While Senate Republicans refused to join a key hearing on a climate change bill Nov. 3, German Chancellor Angela Merkel was emphasizing global warming as she addressed the U.S. Congress. Meanwhile, African nations were ending a boycott of UN climate talks in Barcelona after winning key demands.
In Washington, Republican members of the Senate Committee on Environment and Public Works refused to participate in a key hearing on the Clean Energy Jobs & American Power Act, introduced by committee chair Senator Barbara Boxer, D-Calif. and Sen. John Kerry, D-Mass. Only Sen. George Voinovich, R-Ohio, appeared briefly, urging the committee to delay work until a full Environmental Protection Agency analysis of the measure's economic impact is completed.
Boxer said EPA experts would answer questions later in the session, and noted that Senate Majority Leader Harry Reid, D-Nevada, has promised the full EPA document will be available before the whole Senate considers the bill.
Republican committee members say a quorum must include two of them; Democrats say their 12 to 7 majority would let them send the bill to the Senate floor.
Environmental organizations including the Natural Resources Defense Council have praised the bill's call for a 20 percent cut in carbon emissions by 2020 as well as its potential for jobs growth. The NRDC and over 50 other environmental, labor, youth and community organizations including the Apollo Alliance, Voto Latino and the NAACP, have joined in a letter urging Sen. Boxer to amend the bill to require stepped-up investments in energy efficiency. This, they say, will "create hundreds of thousands of new jobs retrofitting millions of buildings nationwide" and cut electricity costs to residential, commercial and industrial consumers alike.
In her address to Congress, Merkel stressed the urgency of a new climate change agreement and expressed hope for great progress at next month's international conference in Copenhagen. "We have no time to lose," the German leader said. "Today's generation needs to prove that it is able to meet the challenges of the 21st century."
But during European Union talks last week, Merkel reportedly balked at making specific pledges to help fund developing countries' fight against climate change.
In Barcelona, Spain, meanwhile, African countries ended their boycott of United Nations climate talks after gaining agreement for more discussion of the extent to which industrialized countries need to cut their greenhouse gas emissions.

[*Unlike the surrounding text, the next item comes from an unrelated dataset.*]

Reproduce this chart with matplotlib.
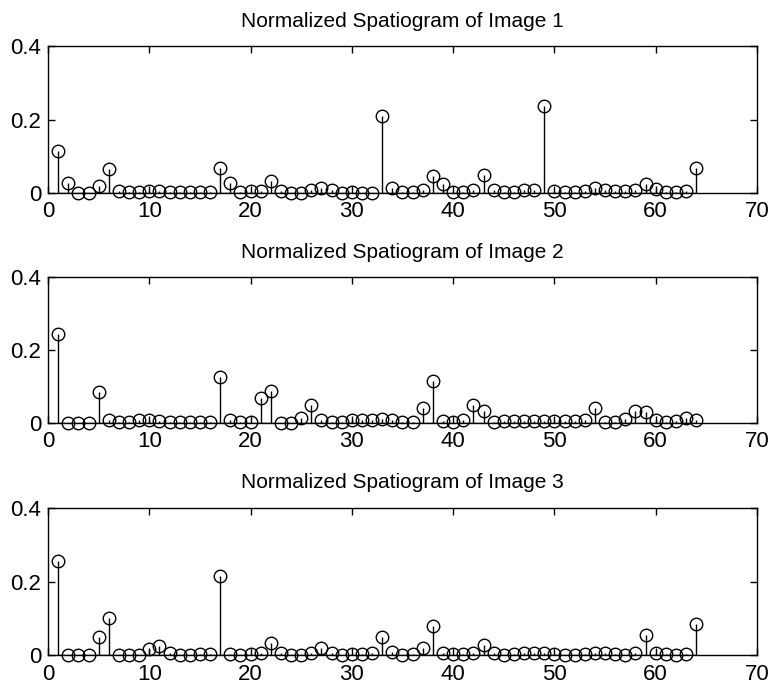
import numpy as np
import matplotlib
matplotlib.use("Agg")
import matplotlib.pyplot as plt

plt.rcParams['font.family'] = ['Liberation Sans', 'DejaVu Sans']

# Bin values (bins 1..64)
bins = np.arange(1, 65)

image1 = [0.114, 0.027, 0.0, 0.0, 0.020, 0.064, 0.005, 0.002, 0.002, 0.005,
          0.004, 0.002, 0.002, 0.002, 0.002, 0.002, 0.069, 0.027, 0.002, 0.005,
          0.006, 0.032, 0.005, 0.0, 0.0, 0.007, 0.014, 0.007, 0.0, 0.003,
          0.0, 0.0, 0.209, 0.014, 0.003, 0.003, 0.008, 0.046, 0.023, 0.003,
          0.003, 0.007, 0.048, 0.009, 0.003, 0.003, 0.009, 0.007, 0.238, 0.005,
          0.002, 0.003, 0.005, 0.014, 0.008, 0.005, 0.005, 0.007, 0.025, 0.012,
          0.003, 0.003, 0.005, 0.068]

image2 = [0.244, 0.0, 0.0, 0.0, 0.084, 0.007, 0.003, 0.003, 0.007, 0.009,
          0.005, 0.002, 0.002, 0.002, 0.002, 0.002, 0.125, 0.007, 0.002, 0.004,
          0.068, 0.089, 0.0, 0.0, 0.014, 0.050, 0.009, 0.003, 0.003, 0.008,
          0.008, 0.007, 0.012, 0.009, 0.002, 0.003, 0.041, 0.114, 0.005, 0.004,
          0.009, 0.050, 0.032, 0.004, 0.005, 0.005, 0.005, 0.005, 0.005, 0.005,
          0.005, 0.005, 0.007, 0.041, 0.002, 0.002, 0.012, 0.032, 0.029, 0.009,
          0.003, 0.005, 0.013, 0.009]

image3 = [0.255, 0.0, 0.0, 0.0, 0.050, 0.100, 0.002, 0.002, 0.002, 0.016,
          0.025, 0.005, 0.0, 0.002, 0.004, 0.004, 0.214, 0.004, 0.002, 0.003,
          0.007, 0.032, 0.006, 0.002, 0.002, 0.006, 0.020, 0.006, 0.002, 0.003,
          0.004, 0.006, 0.050, 0.008, 0.002, 0.003, 0.020, 0.080, 0.006, 0.003,
          0.003, 0.006, 0.027, 0.006, 0.002, 0.003, 0.006, 0.006, 0.005, 0.003,
          0.002, 0.002, 0.003, 0.006, 0.006, 0.003, 0.002, 0.006, 0.055, 0.006,
          0.004, 0.002, 0.003, 0.086]

series = [image1, image2, image3]
titles = ['Normalized Spatiogram of Image 1',
          'Normalized Spatiogram of Image 2',
          'Normalized Spatiogram of Image 3']

xticks = [0, 10, 20, 30, 40, 50, 60, 70]
yticks = [0, 0.2, 0.4]
yticklabels = ['0', '0.2', '0.4']

fig = plt.figure(figsize=(7.69, 6.89), dpi=100)

# axes boxes in figure fractions: left, bottom, width, height
boxes = [[0.0624, 0.720, 0.922, 0.213],
         [0.0624, 0.386, 0.922, 0.212],
         [0.0624, 0.049, 0.922, 0.214]]

for box, vals, title in zip(boxes, series, titles):
    ax = fig.add_axes(box)
    markerline, stemlines, baseline = ax.stem(bins, vals, linefmt='k-', markerfmt='ko', basefmt='k-')
    markerline.set_markerfacecolor('none')
    markerline.set_markeredgecolor('black')
    markerline.set_markersize(9)
    markerline.set_markeredgewidth(1.0)
    stemlines.set_linewidth(1.0)
    baseline.set_linewidth(1.0)
    markerline.set_clip_on(False)

    ax.set_xlim(0, 70)
    ax.set_ylim(0, 0.4)
    ax.set_xticks(xticks)
    ax.set_yticks(yticks)
    ax.set_yticklabels(yticklabels)
    ax.tick_params(direction='in', length=5, width=1, top=True, right=True,
                   labelsize=16)
    ax.tick_params(axis='x', pad=6)
    ax.tick_params(axis='y', pad=5)
    for sp in ax.spines.values():
        sp.set_linewidth(1.0)
    ax.set_title(title, fontsize=15, pad=14)

fig.savefig('out.png', dpi=100)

The African nations, backed by some 70 other developing countries, said industrialized countries were making weak commitments to cut emissions while global warming is devastating Africa and other parts of the developing world. South Africa's delegation head Alf Wills told Reuters news agency that richer nations are using "delaying tactics" rather than discussing how they can share the burden more fairly through deeper emissions cuts.
As he looked forward to the UN's climate change conference of 192 countries in Copenhagen next month, UN Secretary-General Ban Ki-moon told the UK Telegraph the meet was unlikely to produce agreement on specific emissions cuts. But he said agreement on a "strong, politically-binding commitment" would be a "reasonable success." He said world leaders are ready to sign onto the principle of cutting emissions to keep temperature rise below 2 degrees Celsius (3.6 degrees Fahrenheit), but "some countries" are not ready to agree to a legally binding target.
Moon added, "I am not lowering the bar, I am looking at a very realistic point of view. It is a very complex process including all these verification systems, targets and money."
A potentially more optimistic view is being expressed by Connie Hedegaard, Denmark's climate and energy minister, who will chair the Copenhagen conference. As reported by ClimateWire, she told journalists last week that reaching agreement involving industrialized countries' firm commitments to emissions cuts and developing countries' commitments to specific actions is "still doable ... if the will is there."
Hedegaard said it is vital to reach agreements that bind countries in the long term, not just their current governments. "Time matters," she said. "It takes years to change the path we are on. For each year we hesitate and postpone, the consequences for the Maldives and others are getting more severe and the costs are getting higher, and the ways we will have to change our habits will be even more significant. If we start acting now, we can still within sensible tools change the path we are on."